• **Brief**: Set down the data below from its first line to the line holding "3, interval: 0.5", inclusive; omit all pictures.
>> Begin
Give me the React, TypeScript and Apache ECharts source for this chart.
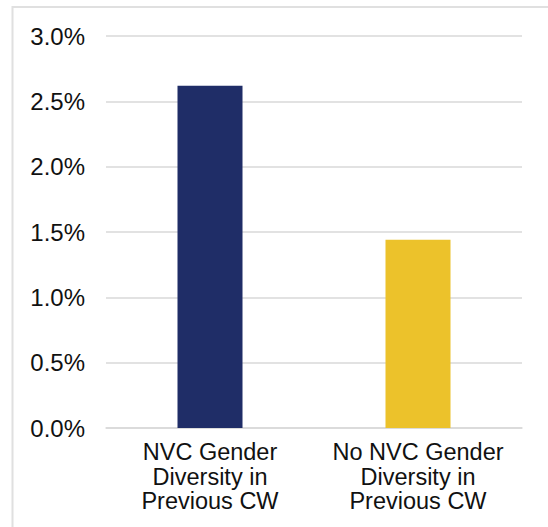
import React, { useEffect, useRef } from "react";
import * as echarts from "echarts";

const categories = [
  "NVC Gender\nDiversity in\nPrevious CW",
  "No NVC Gender\nDiversity in\nPrevious CW",
];
const values = [2.62, 1.44];
const barColors = ["#1f2d67", "#ecc22b"];
const yTicks = { min: 0, max: 3, interval: 0.5 };

export default function App() {
  const ref = useRef<HTMLDivElement>(null);
  useEffect(() => {
    if (!ref.current) return;
    const chart = echarts.init(ref.current, undefined, { renderer: "svg" });
    const font = "'Liberation Sans', Arial, Helvetica, sans-serif";
    chart.setOption({
      animation: false,
      backgroundColor: "#ffffff",
      graphic: [
        {
          type: "rect",
          shape: { x: 12.5, y: 7, width: 700, height: 700 },
          style: { fill: "none", stroke: "#e0e0e0", lineWidth: 2 },
          silent: true,
          z: -1,
        },
      ],
      grid: { left: 106, right: 26, top: 36, bottom: 99, containLabel: false },
      xAxis: {
        type: "category",
        data: categories,
        axisLine: { show: true, lineStyle: { color: "#d9d9d9", width: 1.5 } },
        axisTick: { show: false },
        axisLabel: {
          color: "#111111",
          fontFamily: font,
          fontSize: 23.5,
          lineHeight: 24.5,
          margin: 12,
          interval: 0,
        },
      },
      yAxis: {
        type: "value",
        min: yTicks.min,
        max: yTicks.max,
        interval: yTicks.interval,
        axisLine: { show: false },
        axisTick: { show: false },
        splitLine: { show: true, lineStyle: { color: "#d9d9d9", width: 1.5 } },
        axisLabel: {
          color: "#111111",
          fontFamily: font,
          fontSize: 24,
          margin: 21,
          formatter: (v: number) => v.toFixed(1) + "%",
        },
      },
      series: [
        {
          type: "bar",
          barWidth: 65,
          data: values.map((v, i) => ({ value: v, itemStyle: { color: barColors[i] } })),
        },
      ],
    });
    return () => chart.dispose();
  }, []);
  return (
    <div
      ref={ref}
      style={{ position: "fixed", left: 0, top: 0, width: 548, height: 527 }}
    />
  );
}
>> End
• **Result of the exercise**:
Give me the React, TypeScript and Apache ECharts source for this chart.
import React, { useEffect, useRef } from "react";
import * as echarts from "echarts";

const categories = [
  "NVC Gender\nDiversity in\nPrevious CW",
  "No NVC Gender\nDiversity in\nPrevious CW",
];
const values = [2.62, 1.44];
const barColors = ["#1f2d67", "#ecc22b"];
const yTicks = { min: 0, max: 3, interval: 0.5 };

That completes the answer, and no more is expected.